Abstract
When colonialism and postcolonialism are compared, it is seen that colonialism is expressed as the control and administration of other people's lands, while postcolonialism is essentially the expression of the colonial countries' social, political, religious and cultural self-government. Chronologically, European countries started the colonial process in the fifteenth century and Britain joined this group. By the twentieth century, the dissolution process began with the decline of Britain's glory and the independence of the colonies. Thus, post-colonialism showed itself.
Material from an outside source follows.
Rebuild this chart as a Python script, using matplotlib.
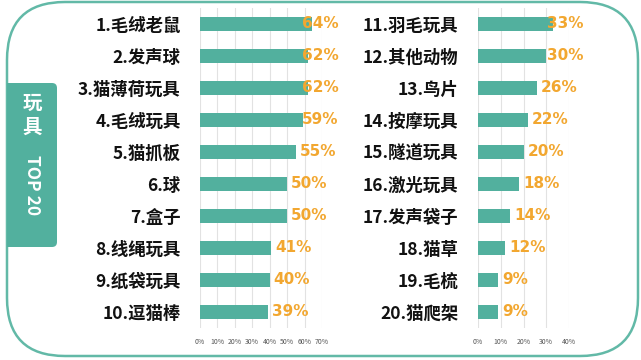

Postcolonialism combines a set of theoretical approaches focusing on the direct effects of post-colonialism and the processes of systematic cultural oppression with a literature of subjugation through imperial power structures. Therefore, postcolonialism evaluates the identity of the subaltern, the unrepresented, the exploited and the colonized in the context of the literature and philosophy of resistance to the regulations of colonialism. Mentioned among postcolonial theorists such as Edward Said, Frantz Fanon, Gayatri Spivak, Homi K. Bhabha's interpretation of cultural hybridity appeals to a third space beyond the perceived at its exploiter and exploited poles, and this brings along a multicultural space perception. Indeed, it is seen that the postcolonial writer Mamoon Azam, who imitates western intellectuals in Kureishi's novel "The Last Word", contemplates to explain the perception of space of the hybrid oriental, who has chosen to live in postcolonial Britain as a place, has been subject to a European perspective and has separated from its own roots. In this context, it is clear that Kureishi makes psychological, social and cultural references to the effect of space on identity, determines the codes of the immigrant's portrait of existence and declares the new human type of multicultural Britain.